Provided data:
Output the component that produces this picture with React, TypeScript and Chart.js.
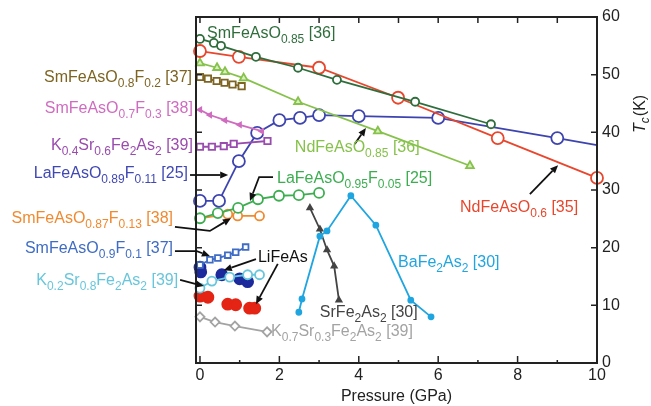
import React, { useEffect, useRef } from 'react';
import { Chart, registerables } from 'chart.js';
Chart.register(...registerables);

const FONT = '"Liberation Sans", Arial, Helvetica, sans-serif';

// ---- data (Pressure in GPa, Tc in K) ----
const smO085P = [0, 0.35, 0.53, 1.41, 2.47, 3.45, 5.42, 7.33];
const smO085T = [56.2, 55.5, 55.0, 53.1, 51.2, 49.1, 45.3, 41.4];

const ndO06P = [0, 0.98, 3.0, 4.99, 7.5, 10];
const ndO06T = [54.1, 53.1, 51.2, 46.0, 39.0, 32.1];

const ndO085P = [0, 0.43, 0.63, 1.1, 2.47, 4.48, 6.8];
const ndO085T = [52.0, 51.2, 50.5, 49.4, 45.3, 40.2, 34.2];

const smF02P = [0, 0.2, 0.42, 0.62, 0.82, 1.05];
const smF02T = [49.6, 49.3, 48.9, 48.6, 48.3, 48.0];

const smF03P = [0, 0.25, 0.63, 1.0, 1.56];
const smF03T = [43.9, 43.0, 42.1, 41.3, 40.2];

const k04P = [0, 0.3, 0.6, 0.85, 1.7];
const k04T = [37.5, 37.5, 37.6, 38.0, 38.5];

const laF011P = [0, 0.48, 0.98, 1.44, 2.0, 2.52, 3.0, 4.0, 6.0, 9.0, 10];
const laF011T = [28.1, 28.1, 35.0, 39.9, 42.1, 42.5, 43.0, 42.8, 42.5, 39.0, 37.8];

const laF005P = [0, 0.45, 0.96, 1.46, 1.99, 2.49, 3.0];
const laF005T = [25.1, 26.0, 26.9, 28.4, 29.0, 29.1, 29.5];

const smF013P = [0, 0.7, 0.95, 1.5];
const smF013T = [25.1, 25.8, 25.5, 25.5];

const smF01P = [0, 0.25, 0.45, 0.7, 0.9, 1.15];
const smF01T = [17.0, 17.9, 18.2, 18.7, 19.2, 20.1];

const liBlueP = [0, 0.02, 0.55, 1.0, 1.2];
const liBlueT = [16.6, 15.8, 15.3, 14.6, 14.1];

const liRedP = [0, 0.2, 0.7, 0.9, 1.25, 1.38];
const liRedT = [11.6, 11.4, 10.2, 10.1, 9.5, 9.5];

const k02P = [0, 0.3, 0.75, 1.2, 1.5];
const k02T = [13.0, 14.2, 14.9, 15.3, 15.3];

const k07P = [0, 0.38, 0.88, 1.69];
const k07T = [8.0, 7.1, 6.4, 5.4];

const baP = [2.49, 2.57, 3.02, 3.2, 3.8, 4.43, 5.31, 5.82];
const baT = [8.8, 11.1, 22.0, 22.9, 29.0, 23.9, 10.9, 8.0];

const srP = [2.77, 3.02, 3.2, 3.38, 3.5];
const srT = [26.9, 23.2, 19.6, 16.8, 10.9];

const xTicks = [0, 2, 4, 6, 8, 10];
const yTicks = [0, 10, 20, 30, 40, 50, 60];

// ---- labels (data coordinates of text anchor, baseline) ----
const labels = [
  { text: 'SmFeAsO_{0.85} [36]', p: 0.18, t: 56.4, color: '#2f6e3c', align: 'left' },
  { text: 'SmFeAsO_{0.8}F_{0.2} [37]', p: -0.2, t: 48.7, color: '#7d6422', align: 'right' },
  { text: 'SmFeAsO_{0.7}F_{0.3} [38]', p: -0.18, t: 43.4, color: '#d06cc0', align: 'right' },
  { text: 'K_{0.4}Sr_{0.6}Fe_{2}As_{2} [39]', p: -0.18, t: 36.9, color: '#9a4cae', align: 'right' },
  { text: 'LaFeAsO_{0.89}F_{0.11} [25]', p: -0.3, t: 32.1, color: '#4048b4', align: 'right' },
  { text: 'SmFeAsO_{0.87}F_{0.13} [38]', p: -0.68, t: 24.3, color: '#f08a30', align: 'right' },
  { text: 'SmFeAsO_{0.9}F_{0.1} [37]', p: -0.68, t: 19.1, color: '#3f6cc4', align: 'right' },
  { text: 'K_{0.2}Sr_{0.8}Fe_{2}As_{2} [39]', p: -0.55, t: 13.5, color: '#68c6dc', align: 'right' },
  { text: 'K_{0.7}Sr_{0.3}Fe_{2}As_{2} [39]', p: 1.79, t: 4.7, color: '#a3a3a3', align: 'left' },
  { text: 'LiFeAs', p: 1.46, t: 17.5, color: '#111111', align: 'left' },
  { text: 'LaFeAsO_{0.95}F_{0.05} [25]', p: 1.94, t: 31.2, color: '#3cae50', align: 'left' },
  { text: 'NdFeAsO_{0.85} [36]', p: 2.39, t: 36.6, color: '#86c24a', align: 'left' },
  { text: 'NdFeAsO_{0.6} [35]', p: 6.55, t: 26.2, color: '#e8472d', align: 'left' },
  { text: 'BaFe_{2}As_{2} [30]', p: 4.99, t: 16.6, color: '#1fa5e0', align: 'left' },
  { text: 'SrFe_{2}As_{2} [30]', p: 3.02, t: 8.0, color: '#444444', align: 'left' },
];

// ---- arrows (polylines in data coordinates, head at last point) ----
const arrows: number[][][] = [
  [[-0.25, 32.6], [0.71, 32.6]],
  [[-0.63, 23.6], [0.25, 22.9], [0.78, 25.1]],
  [[-0.63, 19.4], [-0.08, 19.4], [0.25, 18.55]],
  [[-0.5, 14.4], [0.1, 13.35]],
  [[1.41, 18.0], [0.6, 16.1]],
  [[1.96, 17.2], [1.41, 10.2]],
  [[1.84, 32.25], [1.49, 32.25], [1.26, 28.1]],
  [[3.9, 38.0], [4.18, 40.75]],
  [[8.31, 29.3], [9.02, 34.3]],
];

function pts(P: number[], T: number[]) {
  return P.map((p, i) => ({ x: p, y: T[i] }));
}

function parseRich(s: string) {
  const parts: { t: string; sub: boolean }[] = [];
  const re = /_\{([^}]*)\}/g;
  let last = 0;
  let m: RegExpExecArray | null;
  while ((m = re.exec(s))) {
    if (m.index > last) parts.push({ t: s.slice(last, m.index), sub: false });
    parts.push({ t: m[1], sub: true });
    last = re.lastIndex;
  }
  if (last < s.length) parts.push({ t: s.slice(last), sub: false });
  return parts;
}

function drawRich(ctx: CanvasRenderingContext2D, s: string, x: number, y: number, color: string, align: string) {
  const parts = parseRich(s);
  const mainF = `16px ${FONT}`;
  const subF = `12px ${FONT}`;
  let w = 0;
  for (const p of parts) {
    ctx.font = p.sub ? subF : mainF;
    w += ctx.measureText(p.t).width;
  }
  let cx = align === 'right' ? x - w : x;
  ctx.fillStyle = color;
  ctx.textAlign = 'left';
  ctx.textBaseline = 'alphabetic';
  for (const p of parts) {
    ctx.font = p.sub ? subF : mainF;
    ctx.fillText(p.t, cx, p.sub ? y + 5 : y);
    cx += ctx.measureText(p.t).width;
  }
}

const decorPlugin = {
  id: 'decor',
  afterDraw(chart: any) {
    const { ctx, chartArea: a, scales } = chart;
    const xs = scales.x;
    const ys = scales.y;
    ctx.save();
    // frame
    ctx.strokeStyle = '#222';
    ctx.lineWidth = 2;
    ctx.strokeRect(a.left, a.top, a.right - a.left, a.bottom - a.top);
    // ticks
    ctx.lineWidth = 1.5;
    ctx.beginPath();
    for (let v = 0; v <= 10; v++) {
      const px = xs.getPixelForValue(v);
      const major = v % 2 === 0;
      ctx.moveTo(px, a.bottom);
      ctx.lineTo(px, a.bottom - (major ? 7 : 3));
      ctx.moveTo(px, a.top);
      ctx.lineTo(px, a.top + 6);
    }
    for (const v of yTicks) {
      const py = ys.getPixelForValue(v);
      ctx.moveTo(a.left, py);
      ctx.lineTo(a.left + 6, py);
      ctx.moveTo(a.right, py);
      ctx.lineTo(a.right - 6, py);
    }
    ctx.stroke();

    // arrows
    ctx.strokeStyle = '#111';
    ctx.fillStyle = '#111';
    ctx.lineWidth = 1.8;
    for (const arr of arrows) {
      const pp = arr.map(([p, t]) => [xs.getPixelForValue(p), ys.getPixelForValue(t)]);
      const n = pp.length;
      const [x1, y1] = pp[n - 1];
      const [x0, y0] = pp[n - 2];
      const ang = Math.atan2(y1 - y0, x1 - x0);
      const hl = 8, hw = 3.5;
      const bx = x1 - hl * Math.cos(ang);
      const by = y1 - hl * Math.sin(ang);
      ctx.beginPath();
      ctx.moveTo(pp[0][0], pp[0][1]);
      for (let i = 1; i < n - 1; i++) ctx.lineTo(pp[i][0], pp[i][1]);
      ctx.lineTo(bx, by);
      ctx.stroke();
      ctx.beginPath();
      ctx.moveTo(x1, y1);
      ctx.lineTo(bx + hw * Math.sin(ang), by - hw * Math.cos(ang));
      ctx.lineTo(bx - hw * Math.sin(ang), by + hw * Math.cos(ang));
      ctx.closePath();
      ctx.fill();
    }

    // labels
    for (const l of labels) {
      drawRich(ctx, l.text, xs.getPixelForValue(l.p), ys.getPixelForValue(l.t), l.color, l.align);
    }

    // y title T_c(K)
    ctx.save();
    ctx.translate(a.right + 44, ys.getPixelForValue(43.2));
    ctx.rotate(-Math.PI / 2);
    ctx.fillStyle = '#222';
    ctx.textBaseline = 'middle';
    const f1 = `italic 16px ${FONT}`;
    const f2 = `italic 12px ${FONT}`;
    const f3 = `16px ${FONT}`;
    ctx.font = f1; const w1 = ctx.measureText('T').width;
    ctx.font = f2; const w2 = ctx.measureText('c').width;
    ctx.font = f3; const w3 = ctx.measureText('(K)').width;
    let cx = -(w1 + w2 + w3 + 1) / 2;
    ctx.textAlign = 'left';
    ctx.font = f1; ctx.fillText('T', cx, 0); cx += w1;
    ctx.font = f2; ctx.fillText('c', cx, 5); cx += w2 + 1;
    ctx.font = f3; ctx.fillText('(K)', cx, 0);
    ctx.restore();

    ctx.restore();
  },
};

function ds(label: string, P: number[], T: number[], color: string, o: any = {}) {
  return {
    label,
    data: pts(P, T),
    borderColor: color,
    backgroundColor: '#ffffff',
    pointBorderColor: color,
    pointBackgroundColor: '#ffffff',
    borderWidth: 1.8,
    pointBorderWidth: 1.8,
    pointRadius: 4,
    pointStyle: 'circle',
    showLine: true,
    clip: false,
    ...o,
  };
}

export default function App() {
  const ref = useRef<HTMLCanvasElement>(null);
  useEffect(() => {
    if (!ref.current) return;
    const datasets: any[] = [
      ds('K0.7Sr0.3Fe2As2', k07P, k07T, '#a3a3a3', { pointStyle: 'rectRot', pointRadius: 4.5 }),
      ds('BaFe2As2', baP, baT, '#1fa5e0', { pointRadius: 2.5, pointBackgroundColor: '#1fa5e0' }),
      ds('SrFe2As2', srP, srT, '#444444', { pointStyle: 'triangle', pointRadius: 3, pointBackgroundColor: '#444444' }),
      ds('SmFeAsO0.85', smO085P, smO085T, '#2f6e3c', { pointRadius: 4 }),
      ds('NdFeAsO0.6', ndO06P, ndO06T, '#e8472d', { pointRadius: 6 }),
      ds('NdFeAsO0.85', ndO085P, ndO085T, '#86c24a', { pointStyle: 'triangle', pointRadius: 4.5, pointBackgroundColor: '#d6efbf' }),
      ds('SmFeAsO0.8F0.2', smF02P, smF02T, '#7d6422', { pointStyle: 'rect', pointRadius: 4.5 }),
      ds('SmFeAsO0.7F0.3', smF03P, smF03T, '#d06cc0', { pointStyle: 'triangle', pointRotation: -90, pointRadius: 2.5, pointBackgroundColor: '#d06cc0' }),
      ds('K0.4Sr0.6Fe2As2', k04P, k04T, '#9a4cae', { pointStyle: 'rect', pointRadius: 4.5 }),
      ds('LaFeAsO0.89F0.11', laF011P, laF011T, '#3d44b0', { pointRadius: [6, 6, 6, 6, 6, 6, 6, 6, 6, 6, 0] }),
      ds('LaFeAsO0.95F0.05', laF005P, laF005T, '#3cae50', { pointRadius: 5 }),
      ds('SmFeAsO0.87F0.13', smF013P, smF013T, '#f08a30', { pointRadius: 4.5 }),
      ds('SmFeAsO0.9F0.1', smF01P, smF01T, '#3f6cc4', { pointStyle: 'rect', pointRadius: 4 }),
      ds('K0.2Sr0.8Fe2As2', k02P, k02T, '#68c6dc', { pointRadius: 4.5 }),
      ds('LiFeAs (a)', liBlueP, liBlueT, '#1c2a9c', { showLine: false, pointRadius: 5.5, pointBackgroundColor: '#1c2a9c' }),
      ds('LiFeAs (b)', liRedP, liRedT, '#e42414', { showLine: false, pointRadius: 5.5, pointBackgroundColor: '#e42414' }),
    ];
    const chart = new Chart(ref.current, {
      type: 'line',
      data: { datasets },
      options: {
        animation: false,
        responsive: false,
        layout: { padding: { left: 196, top: 17, right: 30, bottom: 0 } },
        plugins: { legend: { display: false }, tooltip: { enabled: false } },
        scales: {
          x: {
            type: 'linear',
            min: -0.1,
            max: 10,
            afterBuildTicks: (s: any) => { s.ticks = xTicks.map((v) => ({ value: v })); },
            afterFit: (s: any) => { s.height = 43; },
            grid: { display: false, drawTicks: false },
            border: { display: false },
            ticks: { padding: 3, color: '#222', font: { family: FONT, size: 16 } },
            title: { display: true, text: 'Pressure (GPa)', color: '#222', font: { family: FONT, size: 16 }, padding: { top: 0, bottom: 0 } },
          },
          y: {
            type: 'linear',
            position: 'right',
            min: 0,
            max: 60,
            afterBuildTicks: (s: any) => { s.ticks = yTicks.map((v) => ({ value: v })); },
            afterFit: (s: any) => { s.width = 24; },
            grid: { display: false, drawTicks: false },
            border: { display: false },
            ticks: { padding: 5, color: '#222', font: { family: FONT, size: 16 } },
          },
        },
      },
      plugins: [decorPlugin],
    });
    return () => chart.destroy();
  }, []);
  return (
    <div style={{ position: 'fixed', left: 0, top: 0, width: 651, height: 406, background: '#fff' }}>
      <canvas ref={ref} width={651} height={406} />
    </div>
  );
}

Your objective: Leave out the pictures, then repeat the listing above exactly from its first line to the line with "const yTicks = [0, 10, 20, 30, 40, 50, 60];", inclusive.

Full solution:
Output the component that produces this picture with React, TypeScript and Chart.js.
import React, { useEffect, useRef } from 'react';
import { Chart, registerables } from 'chart.js';
Chart.register(...registerables);

const FONT = '"Liberation Sans", Arial, Helvetica, sans-serif';

// ---- data (Pressure in GPa, Tc in K) ----
const smO085P = [0, 0.35, 0.53, 1.41, 2.47, 3.45, 5.42, 7.33];
const smO085T = [56.2, 55.5, 55.0, 53.1, 51.2, 49.1, 45.3, 41.4];

const ndO06P = [0, 0.98, 3.0, 4.99, 7.5, 10];
const ndO06T = [54.1, 53.1, 51.2, 46.0, 39.0, 32.1];

const ndO085P = [0, 0.43, 0.63, 1.1, 2.47, 4.48, 6.8];
const ndO085T = [52.0, 51.2, 50.5, 49.4, 45.3, 40.2, 34.2];

const smF02P = [0, 0.2, 0.42, 0.62, 0.82, 1.05];
const smF02T = [49.6, 49.3, 48.9, 48.6, 48.3, 48.0];

const smF03P = [0, 0.25, 0.63, 1.0, 1.56];
const smF03T = [43.9, 43.0, 42.1, 41.3, 40.2];

const k04P = [0, 0.3, 0.6, 0.85, 1.7];
const k04T = [37.5, 37.5, 37.6, 38.0, 38.5];

const laF011P = [0, 0.48, 0.98, 1.44, 2.0, 2.52, 3.0, 4.0, 6.0, 9.0, 10];
const laF011T = [28.1, 28.1, 35.0, 39.9, 42.1, 42.5, 43.0, 42.8, 42.5, 39.0, 37.8];

const laF005P = [0, 0.45, 0.96, 1.46, 1.99, 2.49, 3.0];
const laF005T = [25.1, 26.0, 26.9, 28.4, 29.0, 29.1, 29.5];

const smF013P = [0, 0.7, 0.95, 1.5];
const smF013T = [25.1, 25.8, 25.5, 25.5];

const smF01P = [0, 0.25, 0.45, 0.7, 0.9, 1.15];
const smF01T = [17.0, 17.9, 18.2, 18.7, 19.2, 20.1];

const liBlueP = [0, 0.02, 0.55, 1.0, 1.2];
const liBlueT = [16.6, 15.8, 15.3, 14.6, 14.1];

const liRedP = [0, 0.2, 0.7, 0.9, 1.25, 1.38];
const liRedT = [11.6, 11.4, 10.2, 10.1, 9.5, 9.5];

const k02P = [0, 0.3, 0.75, 1.2, 1.5];
const k02T = [13.0, 14.2, 14.9, 15.3, 15.3];

const k07P = [0, 0.38, 0.88, 1.69];
const k07T = [8.0, 7.1, 6.4, 5.4];

const baP = [2.49, 2.57, 3.02, 3.2, 3.8, 4.43, 5.31, 5.82];
const baT = [8.8, 11.1, 22.0, 22.9, 29.0, 23.9, 10.9, 8.0];

const srP = [2.77, 3.02, 3.2, 3.38, 3.5];
const srT = [26.9, 23.2, 19.6, 16.8, 10.9];

const xTicks = [0, 2, 4, 6, 8, 10];
const yTicks = [0, 10, 20, 30, 40, 50, 60];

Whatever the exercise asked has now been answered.